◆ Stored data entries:
===============
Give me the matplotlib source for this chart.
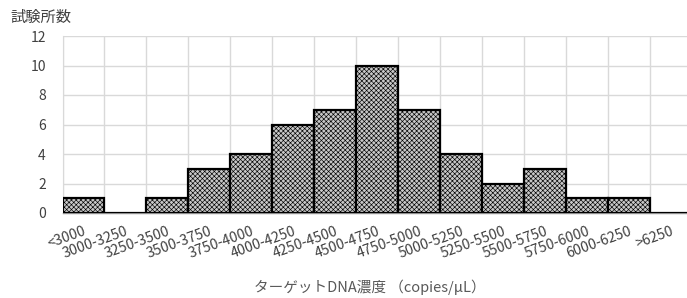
import numpy as np
import matplotlib
matplotlib.use("Agg")
from matplotlib import pyplot as plt

plt.rcParams['font.family'] = ['Noto Sans CJK JP', 'DejaVu Sans']
plt.rcParams['hatch.color'] = '#555555'
plt.rcParams['hatch.linewidth'] = 0.45

categories = ['<3000', '3000-3250', '3250-3500', '3500-3750', '3750-4000',
              '4000-4250', '4250-4500', '4500-4750', '4750-5000', '5000-5250',
              '5250-5500', '5500-5750', '5750-6000', '6000-6250', '>6250']
counts = [1, 0, 1, 3, 4, 6, 7, 10, 7, 4, 2, 3, 1, 1, 0]
y_ticks = [0, 2, 4, 6, 8, 10, 12]

W, H = 687, 298
fig = plt.figure(figsize=(W / 100, H / 100), dpi=100)
# plot area runs past the right edge, like the original cropped picture
ax = fig.add_axes([62.5 / W, 1 - 213 / H, 629 / W, 177 / H])

x = np.arange(len(categories))
ax.bar(x, counts, width=1.0, facecolor='#c8c8c8', edgecolor='black',
       linewidth=1.6, hatch='xxxxxxx', zorder=3)

ax.set_xlim(-0.5, len(categories) - 0.5)
ax.set_ylim(0, 12)
ax.set_yticks(y_ticks)
ax.set_yticklabels([str(v) for v in y_ticks], fontsize=10, color='#404040')
ax.set_xticks(x)
ax.set_xticklabels(categories, rotation=20, ha='right', rotation_mode='anchor',
                   fontsize=10.2, color='#404040')
ax.tick_params(axis='y', length=0, pad=12)
ax.tick_params(axis='x', length=0, pad=8)

ax.set_xticks(np.arange(-0.5, len(categories)), minor=True)
ax.tick_params(which='minor', length=0)
ax.grid(True, which='minor', axis='x', color='#d9d9d9', linewidth=1.0, zorder=0)
ax.grid(True, which='major', axis='y', color='#d9d9d9', linewidth=1.0, zorder=0)

for side in ['top', 'right']:
    ax.spines[side].set_visible(False)
ax.spines['left'].set_color('#d9d9d9')
ax.spines['bottom'].set_color('#8c8c8c')
ax.spines['bottom'].set_linewidth(1.0)

fig.text(10 / W, 1 - 17 / H, '試験所数', fontsize=11, color='#404040',
         ha='left', va='center')
fig.text(370 / W, 1 - 287 / H, 'ターゲットDNA濃度 （copies/μL）', fontsize=10.5,
         color='#595959', ha='center', va='center')

fig.savefig('out.png', dpi=100)
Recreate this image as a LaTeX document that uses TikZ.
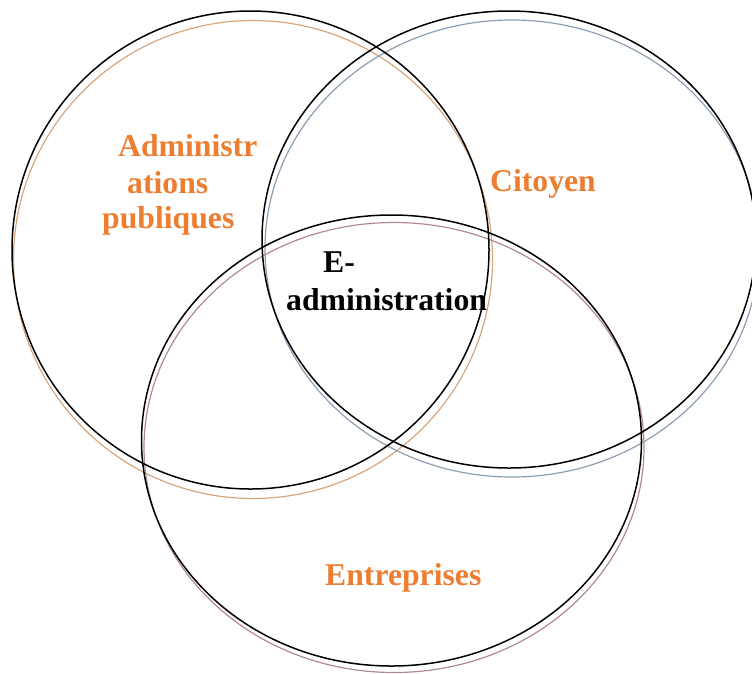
\documentclass[tikz,border=0pt]{standalone}
\usepackage{fontspec}
\setmainfont{Liberation Serif}
\definecolor{admtan}{RGB}{214,166,124}
\definecolor{citgray}{RGB}{140,158,178}
\definecolor{entmauve}{RGB}{176,138,140}
\definecolor{lblorange}{RGB}{237,125,49}
\tikzset{
  blackring/.style={draw=black, line width=1.5pt},
  shadowring/.style={line width=1.2pt},
  lbl/.style={inner sep=0pt, anchor=base west, font=\bfseries\fontsize{31.7}{38}\selectfont},
  orangelbl/.style={lbl, text=lblorange},
  blacklbl/.style={lbl, text=black}
}
\begin{document}
\begin{tikzpicture}[x=1pt,y=-1pt]
\useasboundingbox (0,0) rectangle (752,673);
% shadow rings
\draw[shadowring, draw=admtan] (253,259.5) ellipse [x radius=239.5pt, y radius=239pt];
\draw[shadowring, draw=citgray] (512,248.5) ellipse [x radius=247pt, y radius=228.5pt];
\draw[shadowring, draw=entmauve] (394,447.5) ellipse [x radius=250pt, y radius=225pt];
% black rings
\draw[blackring] (250.5,250) ellipse [x radius=238.5pt, y radius=239pt];
\draw[blackring] (509,239.5) ellipse [x radius=247pt, y radius=228.5pt];
\draw[blackring] (391.5,440.5) ellipse [x radius=250pt, y radius=225.5pt];
% labels
\node[orangelbl] (adm1) at (118,156) {Administr};
\node[orangelbl] (adm2) at (127,193) {ations};
\node[orangelbl] (adm3) at (102,228) {publiques};
\node[orangelbl] (cit) at (490,191) {Citoyen};
\node[blacklbl] (eadm1) at (323,272) {E-};
\node[blacklbl] (eadm2) at (286,310) {administration};
\node[orangelbl] (ent) at (325,585) {Entreprises};
\end{tikzpicture}
\end{document}
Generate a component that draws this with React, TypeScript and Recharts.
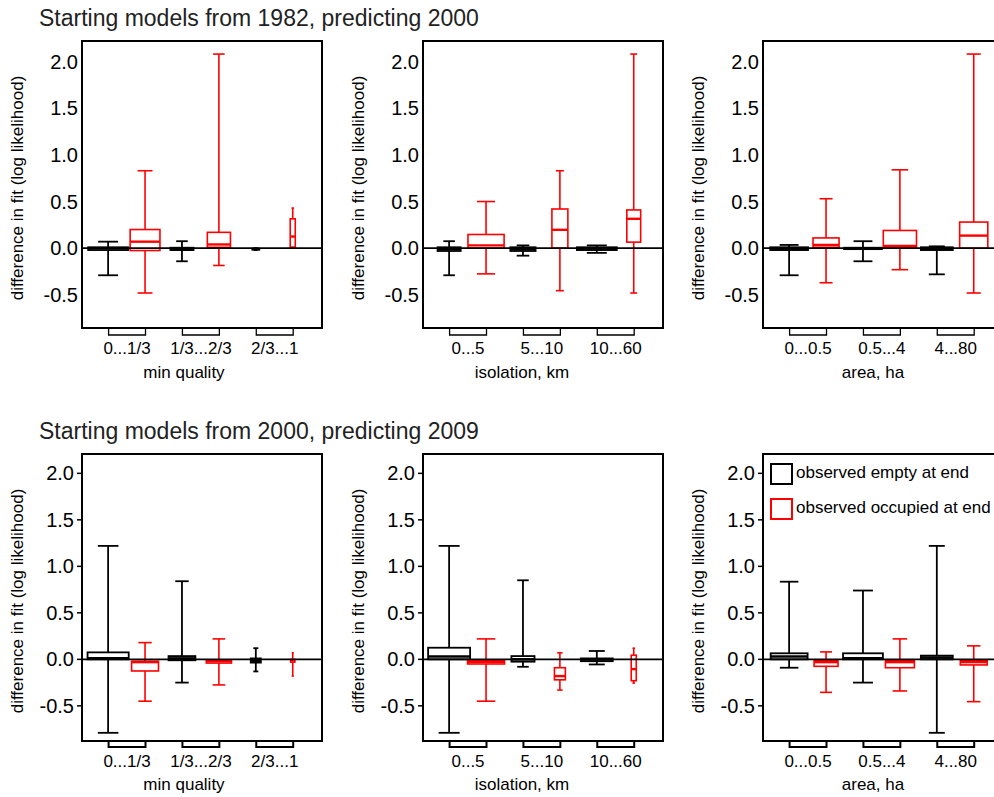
===============
◆ TO DO: Reproduce the entries above without change, omitting all pictures.

◆ EXERCISE ANSWER:
Give me the matplotlib source for this chart.
import numpy as np
import matplotlib
matplotlib.use("Agg")
from matplotlib import pyplot as plt

plt.rcParams['font.family'] = ['Noto Sans CJK JP', 'DejaVu Sans']
plt.rcParams['hatch.color'] = '#555555'
plt.rcParams['hatch.linewidth'] = 0.45

categories = ['<3000', '3000-3250', '3250-3500', '3500-3750', '3750-4000',
              '4000-4250', '4250-4500', '4500-4750', '4750-5000', '5000-5250',
              '5250-5500', '5500-5750', '5750-6000', '6000-6250', '>6250']
counts = [1, 0, 1, 3, 4, 6, 7, 10, 7, 4, 2, 3, 1, 1, 0]
y_ticks = [0, 2, 4, 6, 8, 10, 12]

W, H = 687, 298
fig = plt.figure(figsize=(W / 100, H / 100), dpi=100)
# plot area runs past the right edge, like the original cropped picture
ax = fig.add_axes([62.5 / W, 1 - 213 / H, 629 / W, 177 / H])

x = np.arange(len(categories))
ax.bar(x, counts, width=1.0, facecolor='#c8c8c8', edgecolor='black',
       linewidth=1.6, hatch='xxxxxxx', zorder=3)

ax.set_xlim(-0.5, len(categories) - 0.5)
ax.set_ylim(0, 12)
ax.set_yticks(y_ticks)
ax.set_yticklabels([str(v) for v in y_ticks], fontsize=10, color='#404040')
ax.set_xticks(x)
ax.set_xticklabels(categories, rotation=20, ha='right', rotation_mode='anchor',
                   fontsize=10.2, color='#404040')
ax.tick_params(axis='y', length=0, pad=12)
ax.tick_params(axis='x', length=0, pad=8)

ax.set_xticks(np.arange(-0.5, len(categories)), minor=True)
ax.tick_params(which='minor', length=0)
ax.grid(True, which='minor', axis='x', color='#d9d9d9', linewidth=1.0, zorder=0)
ax.grid(True, which='major', axis='y', color='#d9d9d9', linewidth=1.0, zorder=0)

for side in ['top', 'right']:
    ax.spines[side].set_visible(False)
ax.spines['left'].set_color('#d9d9d9')
ax.spines['bottom'].set_color('#8c8c8c')
ax.spines['bottom'].set_linewidth(1.0)

fig.text(10 / W, 1 - 17 / H, '試験所数', fontsize=11, color='#404040',
         ha='left', va='center')
fig.text(370 / W, 1 - 287 / H, 'ターゲットDNA濃度 （copies/μL）', fontsize=10.5,
         color='#595959', ha='center', va='center')

fig.savefig('out.png', dpi=100)
Recreate this image as a LaTeX document that uses TikZ.
\documentclass[tikz,border=0pt]{standalone}
\usepackage{fontspec}
\setmainfont{Liberation Serif}
\definecolor{admtan}{RGB}{214,166,124}
\definecolor{citgray}{RGB}{140,158,178}
\definecolor{entmauve}{RGB}{176,138,140}
\definecolor{lblorange}{RGB}{237,125,49}
\tikzset{
  blackring/.style={draw=black, line width=1.5pt},
  shadowring/.style={line width=1.2pt},
  lbl/.style={inner sep=0pt, anchor=base west, font=\bfseries\fontsize{31.7}{38}\selectfont},
  orangelbl/.style={lbl, text=lblorange},
  blacklbl/.style={lbl, text=black}
}
\begin{document}
\begin{tikzpicture}[x=1pt,y=-1pt]
\useasboundingbox (0,0) rectangle (752,673);
% shadow rings
\draw[shadowring, draw=admtan] (253,259.5) ellipse [x radius=239.5pt, y radius=239pt];
\draw[shadowring, draw=citgray] (512,248.5) ellipse [x radius=247pt, y radius=228.5pt];
\draw[shadowring, draw=entmauve] (394,447.5) ellipse [x radius=250pt, y radius=225pt];
% black rings
\draw[blackring] (250.5,250) ellipse [x radius=238.5pt, y radius=239pt];
\draw[blackring] (509,239.5) ellipse [x radius=247pt, y radius=228.5pt];
\draw[blackring] (391.5,440.5) ellipse [x radius=250pt, y radius=225.5pt];
% labels
\node[orangelbl] (adm1) at (118,156) {Administr};
\node[orangelbl] (adm2) at (127,193) {ations};
\node[orangelbl] (adm3) at (102,228) {publiques};
\node[orangelbl] (cit) at (490,191) {Citoyen};
\node[blacklbl] (eadm1) at (323,272) {E-};
\node[blacklbl] (eadm2) at (286,310) {administration};
\node[orangelbl] (ent) at (325,585) {Entreprises};
\end{tikzpicture}
\end{document}
Generate a component that draws this with React, TypeScript and Recharts.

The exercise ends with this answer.